- Developers: Game Freak The Pokémon Company
- Release: JP: December 25, 2013; EU: February 4, 2014; NA: February 5, 2014;
- Platform: Nintendo 3DS
- Type: Utility
- Website: www.pokemonbank.com

= Pokémon Bank =

Nintendo 3DS software

Pokémon Bank is an application for the Nintendo 3DS which was downloadable from the Nintendo eShop before the discontinuation of the storefront's capabilities for the 3DS. (Note: While the eShop does not allow new downloads since the discontinuation of purchasable software in March 2023, it does allow redownloads.) Pokémon Bank allows players to store up to 3,000 Pokémon in an online cloud storage service. Players can deposit and withdraw Pokémon from both physical and downloaded versions of compatible games, allowing players to exchange Pokémon between them. An additional application called the Poké Transporter has connectivity with the software, allowing the transfer of Pokémon from Pokémon Black and White and its sequels to Pokémon X and Y and Pokémon Omega Ruby and Alpha Sapphire. After the release of Pokémon Sun and Moon, the software was updated to be compatible with it. Once a Pokémon had been deposited into these newer titles, it could not be transferred back to its original game. The service is scheduled to end on February 25, 2027 at 19:00 PST.

== History ==
Through a variety of methods, Pokémon could be transferred between games. Pokémon Bank and Pokémon Home "streamlined" the process through the utilization of a cloud storage service. One example is that Pokémon from Pokémon Ruby and Sapphire could be sent to Pokémon Diamond and Pearl through the "Pal Park" and then to Pokémon Black and White through the "Poké Transfer" processes. Pokémon Bank originally released in Japan on December 25, 2013, but it was removed shortly thereafter due to issues with the Nintendo Network. These issues were caused by unforeseen traffic levels and technical difficulties resulting from the eShop merging account balances. This caused a delay in the release of Pokémon Bank in other countries and a temporary removal of the software from Japan. Additionally, the Poké Transporter was also updated to allow players to transfer Pokémon caught in the Virtual Console editions of Pokémon Red, Blue and Yellow to Pokémon Sun and Moon. The update also added an in-app National Pokédex, a feature that was not present in Sun and Moon.

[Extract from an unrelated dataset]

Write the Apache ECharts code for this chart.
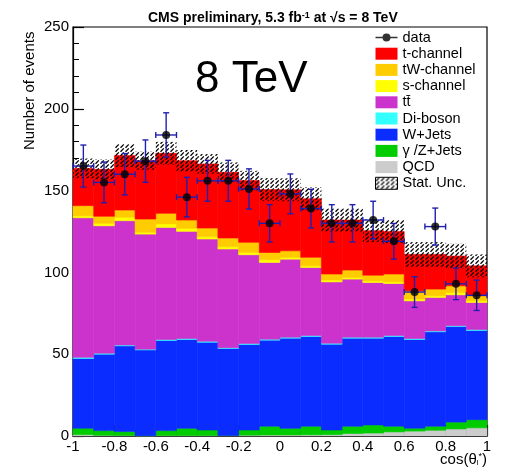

Upon its release, Pokémon Bank had an annual subscription fee, with a free trial option. At some point after the expiration of an annual subscription, Pokémon that were still stored within the application would be deleted. In March 2023, the Nintendo 3DS discontinued the ability to download and purchase new software titles from its eShop. People who had already downloaded Pokémon Bank before the shop's closure could continue to use the software for free, but new users could not download the application. The successor to Pokémon Bank is Pokémon Home, with Pokémon transferred to Home being unable to be returned to Bank. Pokémon Bank initially continued to work after Nintendo ended support for online connectivity on the Nintendo 3DS on April 8, 2024, but it was announced on August 13, 2026 that the service is set to end on February 25, 2027 at 19:00 PST.